§ Hypothesis Testing
§ Mnemonic for type I versus type II errors
- Once something becomes "truth", challenging the status quo and making it "false" is very hard. (see: disinformation).
- Thus, Science must have high barriers for accepting hypothesis as true.
- That is, we must have high barries for incorrectly rejecting the null (that nothing happened).
- This error is called as type I error, and is denoted by α (more important error).
- The other type of error, where something is true, but we conclude it is false is less important. Some grad student can run the experiment again with better experimental design and prove it's true later if need be.

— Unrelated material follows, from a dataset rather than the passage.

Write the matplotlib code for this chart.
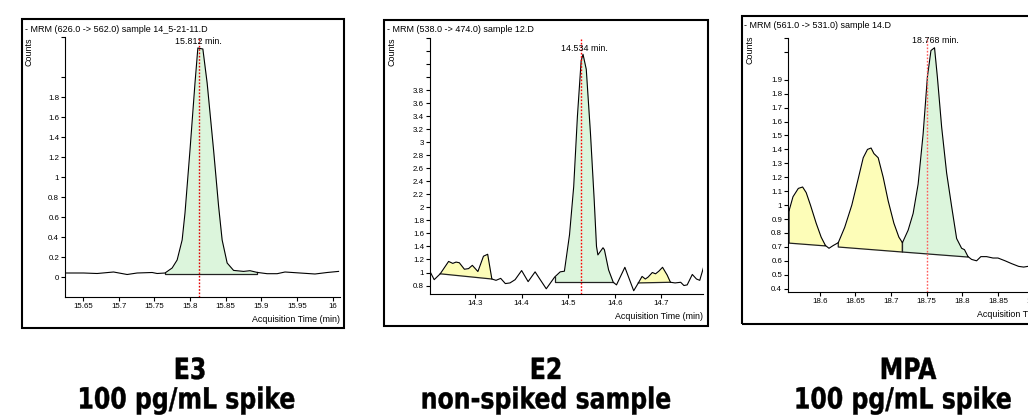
import matplotlib.pyplot as plt
from matplotlib.patches import Rectangle
from matplotlib.patheffects import AbstractPathEffect
from matplotlib.transforms import Affine2D
import numpy as np

# ---- data ----
# E3, 100 pg/mL spike
e3_time = [15.625, 15.651, 15.670, 15.693, 15.712, 15.726, 15.747, 15.754, 15.765,
           15.775, 15.782, 15.789, 15.793, 15.800, 15.807, 15.811, 15.818, 15.824,
           15.833, 15.840, 15.845, 15.852, 15.861, 15.875, 15.884, 15.894, 15.908,
           15.922, 15.933, 15.954, 15.975, 15.992, 16.008]
e3_counts = [0.04, 0.04, 0.035, 0.05, 0.025, 0.04, 0.045, 0.035, 0.04,
             0.09, 0.17, 0.37, 0.64, 1.27, 1.94, 2.29, 2.28, 1.94,
             1.27, 0.71, 0.37, 0.14, 0.066, 0.056, 0.063, 0.046, 0.033,
             0.033, 0.05, 0.04, 0.03, 0.045, 0.056]
# integrated peaks: start, end, baseline at start, baseline at end
e3_peaks = [(15.765, 15.894, 0.035, 0.035)]
e3_kind = ['target']
e3_rt = 15.813

# E2, non-spiked sample
e2_time = [14.203, 14.212, 14.225, 14.243, 14.252, 14.259, 14.266, 14.277, 14.286,
           14.294, 14.306, 14.318, 14.327, 14.336, 14.345, 14.355, 14.365, 14.375,
           14.386, 14.400, 14.414, 14.429, 14.440, 14.453, 14.471, 14.483, 14.492,
           14.503, 14.512, 14.520, 14.528, 14.532, 14.539, 14.548, 14.556, 14.561,
           14.564, 14.575, 14.578, 14.587, 14.597, 14.604, 14.622, 14.641, 14.651,
           14.659, 14.666, 14.672, 14.681, 14.688, 14.695, 14.703, 14.713, 14.720,
           14.730, 14.742, 14.749, 14.756, 14.767, 14.776, 14.783, 14.792]
e2_counts = [1.015, 0.89, 0.98, 1.17, 1.14, 1.16, 1.15, 1.05, 1.06,
             1.11, 1.015, 1.25, 1.28, 0.90, 0.88, 0.91, 0.83, 0.84,
             0.89, 1.03, 0.86, 1.01, 0.89, 0.75, 0.93, 1.01, 1.02,
             1.58, 2.32, 3.40, 4.25, 4.35, 4.12, 3.14, 2.12, 1.40,
             1.27, 1.38, 1.35, 1.04, 0.85, 0.81, 1.08, 0.72, 0.84,
             0.94, 0.90, 0.93, 1.00, 0.98, 1.02, 1.08, 0.96, 0.85,
             0.84, 0.85, 0.80, 0.81, 0.97, 0.90, 0.88, 1.10]
e2_peaks = [(14.225, 14.336, 0.98, 0.90),
            (14.471, 14.597, 0.85, 0.85),
            (14.651, 14.720, 0.84, 0.85)]
e2_kind = ['other', 'target', 'other']
e2_rt = 14.527

# MPA, 100 pg/mL spike
mpa_time = [18.557, 18.5625, 18.570, 18.576, 18.581, 18.587, 18.595, 18.602, 18.608,
            18.613, 18.619, 18.626, 18.635, 18.645, 18.654, 18.661, 18.667, 18.672,
            18.676, 18.682, 18.689, 18.696, 18.704, 18.711, 18.716, 18.724, 18.731,
            18.738, 18.745, 18.751, 18.756, 18.761, 18.765, 18.771, 18.778, 18.785,
            18.792, 18.799, 18.803, 18.808, 18.813, 18.820, 18.826, 18.834, 18.843,
            18.850, 18.860, 18.869, 18.879, 18.886, 18.892, 18.900]
mpa_counts = [0.96, 1.06, 1.12, 1.13, 1.09, 1.00, 0.87, 0.77, 0.71,
              0.69, 0.71, 0.73, 0.84, 1.00, 1.19, 1.34, 1.40, 1.41,
              1.37, 1.34, 1.20, 1.03, 0.87, 0.77, 0.73, 0.82, 0.94,
              1.15, 1.51, 1.92, 2.11, 2.13, 1.92, 1.56, 1.23, 0.99,
              0.76, 0.69, 0.68, 0.63, 0.61, 0.60, 0.63, 0.63, 0.62,
              0.62, 0.60, 0.58, 0.56, 0.555, 0.56, 0.57]
mpa_peaks = [(18.557, 18.608, 0.727, 0.707),
             (18.626, 18.716, 0.699, 0.663),
             (18.716, 18.808, 0.663, 0.627)]
mpa_kind = ['other', 'other', 'target']
mpa_rt = 18.751

titles = ['- MRM (626.0 -> 562.0) sample 14_5-21-11.D',
          '- MRM (538.0 -> 474.0) sample 12.D',
          '- MRM (561.0 -> 531.0) sample 14.D']
rt_labels = ['15.812 min.', '14.534 min.', '18.768 min.']
compounds = ['E3', 'E2', 'MPA']
conditions = ['100 pg/mL spike', 'non-spiked sample', '100 pg/mL spike']

e3_yticks = [0, 0.2, 0.4, 0.6, 0.8, 1, 1.2, 1.4, 1.6, 1.8]
e3_yextra = [2.0, 2.4]
e3_xticks = [15.65, 15.7, 15.75, 15.8, 15.85, 15.9, 15.95, 16]
e2_yticks = [0.8, 1, 1.2, 1.4, 1.6, 1.8, 2, 2.2, 2.4, 2.6, 2.8, 3, 3.2, 3.4, 3.6, 3.8]
e2_yextra = [4.0, 4.2, 4.4, 4.6]
e2_xticks = [14.3, 14.4, 14.5, 14.6, 14.7]
mpa_yticks = [0.4, 0.5, 0.6, 0.7, 0.8, 0.9, 1, 1.1, 1.2, 1.3, 1.4, 1.5, 1.6, 1.7, 1.8, 1.9]
mpa_yextra = [2.1, 2.2]
mpa_xticks = [18.6, 18.65, 18.7, 18.75, 18.8, 18.85, 18.9]

W, H = 1028, 417
plt.rcParams['font.family'] = ['Liberation Sans', 'DejaVu Sans']

fig = plt.figure(figsize=(W / 100, H / 100), dpi=100)


def fx(px):
    return px / W


def fy(py):
    return 1 - py / H


def add_axes(left, top, right, bottom):
    return fig.add_axes([fx(left), fy(bottom), (right - left) / W, (bottom - top) / H])


class Squeeze(AbstractPathEffect):
    # narrows the glyphs around x0 (pixels), like the condensed caption font
    def __init__(self, x0, sx=0.9, stroke=0.3):
        super().__init__()
        self.x0, self.sx, self.stroke = x0, sx, stroke

    def draw_path(self, renderer, gc, tpath, affine, rgbFace=None):
        sq = Affine2D().translate(-self.x0, 0).scale(self.sx, 1).translate(self.x0, 0)
        gc0 = renderer.new_gc()
        gc0.copy_properties(gc)
        gc0.set_linewidth(self.stroke)
        gc0.set_foreground(rgbFace)
        renderer.draw_path(gc0, tpath, affine + sq, rgbFace)
        gc0.restore()


fill_col = {'target': '#dcf5dc', 'other': '#fdfdb8'}


def draw_panel(ax, t, c, peaks, kinds, rt, rt_label, label_x, label_y, xlim, ylim,
               yticks, yextra, xticks, rt_color):
    t = np.array(t)
    c = np.array(c)
    for (t0, t1, b0, b1), kind in zip(peaks, kinds):
        m = (t >= t0 - 1e-9) & (t <= t1 + 1e-9)
        tt = t[m]
        base = b0 + (b1 - b0) * (tt - t0) / (t1 - t0)
        ax.fill_between(tt, base, c[m], color=fill_col[kind], lw=0, zorder=1)
        ax.plot([t0, t0, t1, t1], [c[m][0], b0, b1, c[m][-1]], color='#222222',
                lw=0.9, zorder=2)
    ax.plot(t, c, color='black', lw=0.8, zorder=3)
    ax.axvline(rt, color=rt_color, ls=(0, (1.2, 1.2)), lw=1.0, zorder=4)
    ax.text(label_x, label_y, rt_label, ha='center', va='center', fontsize=6.4, zorder=5)
    ax.set_xlim(*xlim)
    ax.set_ylim(*ylim)
    ax.set_yticks(yticks + yextra)
    ax.set_yticklabels(['%g' % v for v in yticks] + [''] * len(yextra))
    ax.set_xticks(xticks)
    ax.set_xticklabels(['%g' % v for v in xticks])
    ax.tick_params(length=3, width=0.8, pad=1.2, labelsize=5.7, colors='black')
    for s in ['top', 'right']:
        ax.spines[s].set_visible(False)
    for s in ['left', 'bottom']:
        ax.spines[s].set_linewidth(0.8)
    ax.patch.set_alpha(0)
    ax.text(1.0, -0.088, 'Acquisition Time (min)', transform=ax.transAxes,
            ha='right', va='center', fontsize=6.4)


ax1 = add_axes(65, 37, 340, 297)
draw_panel(ax1, e3_time, e3_counts, e3_peaks, e3_kind, e3_rt, rt_labels[0], 15.8115, 2.35,
           (15.625, 16.01), (-0.2, 2.4), e3_yticks, e3_yextra, e3_xticks, '#e00000')
ax2 = add_axes(430, 38, 703, 294)
draw_panel(ax2, e2_time, e2_counts, e2_peaks, e2_kind, e2_rt, rt_labels[1], 14.535, 4.44,
           (14.203, 14.79), (0.67, 4.6), e2_yticks, e2_yextra, e2_xticks, '#ff0000')
ax3 = add_axes(788, 38, 1065, 292)
draw_panel(ax3, mpa_time, mpa_counts, mpa_peaks, mpa_kind, mpa_rt, rt_labels[2], 18.762, 2.18,
           (18.5555, 18.944), (0.376, 2.2), mpa_yticks, mpa_yextra, mpa_xticks, '#ff5a5a')

# frames, titles, "Counts"
frames = [(22, 19, 344, 328), (384, 20, 708, 326), (742, 16, 1075, 324)]
title_pos = [(25, 29), (387, 29), (744, 26)]
counts_pos = [(29, 37), (392, 38), (750, 36)]
for (l, tp, r, b), (tx, ty), (cx, cy), title in zip(frames, title_pos, counts_pos, titles):
    fig.add_artist(Rectangle((fx(l), fy(b)), (r - l) / W, (b - tp) / H,
                             transform=fig.transFigure, fill=False,
                             edgecolor='black', lw=1.5))
    fig.text(fx(tx), fy(ty), title, ha='left', va='center', fontsize=6.5)
    fig.text(fx(cx), fy(cy), 'Counts', ha='center', va='top', rotation=90, fontsize=6.4)

# captions under the panels
cap_font = dict(family='DejaVu Sans', stretch='condensed', weight='bold', fontsize=21)
for x1, x2, comp, cond in zip([190, 546, 908], [186.5, 546, 903], compounds, conditions):
    fig.text(fx(x1), fy(379), comp, ha='center', va='baseline',
             path_effects=[Squeeze(x1)], **cap_font)
    fig.text(fx(x2), fy(408.5), cond, ha='center', va='baseline',
             path_effects=[Squeeze(x2)], **cap_font)

fig.savefig('out.png', dpi=100)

- Our goal is to protect science from entrenching/enshrining "wrong" facts as true. Thus, we control type I errors.
- Our goal is to "reject" current theories (the null) and create "new theories" (the alternative). Thus, in statistics, we setup our tests with the goal of enabling us to "reject the null".
§ Mnemonic for remembering the procedure
- H0 is the null hypothesis (null for zero). They are presumed innocent until proven guilty.
- If H0 is judged guilty, we reject them (from society) and send them to the gulag.
- If H0 is judged not guilty, we retain them (in society).
- We are the prosecution, who are trying to reject H0 (from society) to send them to the gulag.
- The scientific /statistical process is the Judiciary which is attempting to keep the structure of "innocent until proven guilty" for H0.
- We run experiments, and we find out how likely it is that H0 is guilty based on our experiments.
- We calculate an error α, which is the probably we screw up the fundamental truth of the court: we must not send an innocent man to the gulag. Thus, α it the probability that H0 is innocent (ie, true) but we reject it (to the gulag).
§ P value, Neyman interpretation
- Now, suppose we wish to send H0 to the gulag, because we're soviet union like that. What's the probability we're wrong in doing so? (That is, what is the probability that us sending H0 is innocent and we are condemning them incorrectly to a life in the gulag)? that's the p value. We estimate this based on our expeiment, of course.
- Remember, we can never speak of the "probability of H0 being true/false", because H0 is true or is false [frequentist ]. There is no probability.
§ P value, Fisher interpretation
- The critical region of the test corresponds to those values of the test statistic that would lead us to reject null hypothesis (and send it to the gulag).
- Thus, the critical region is also sometimes called the "rejection region", since we reject H0 from society if the test statistic lies in this region.
- The rejection region is usually corresponds to the tails of the sampling distribution.
- The reason for that is that a good critical region almost always corresponds to those values of the test statistic that are least likely to be observed if the null hypothesis is true. This will be the "tails" / "non central tendency" if a test is good.
- In this situation, we define the p value to be the probability we would have observed a test statistic that is at least as extreme as the one we did get.
P(new test stat >= cur test stat)
. - ??? I don't get it.
§ P value, completely wrong edition
- "Probability that the null hypothesis is true" --- WRONG
- compare to "probability us rejecting the null hypothesis is wrong" -- CORRECT. The probability is in US being wrong, and has NOTHING to do with the truth or falsity of the null hypothesis itself .
§ Power of the test
- The value β is the probability that H0 was guilty, but we chose to retain them into society instead.
- The less we do this (ie, the larger is 1−β), the more "power" our test has.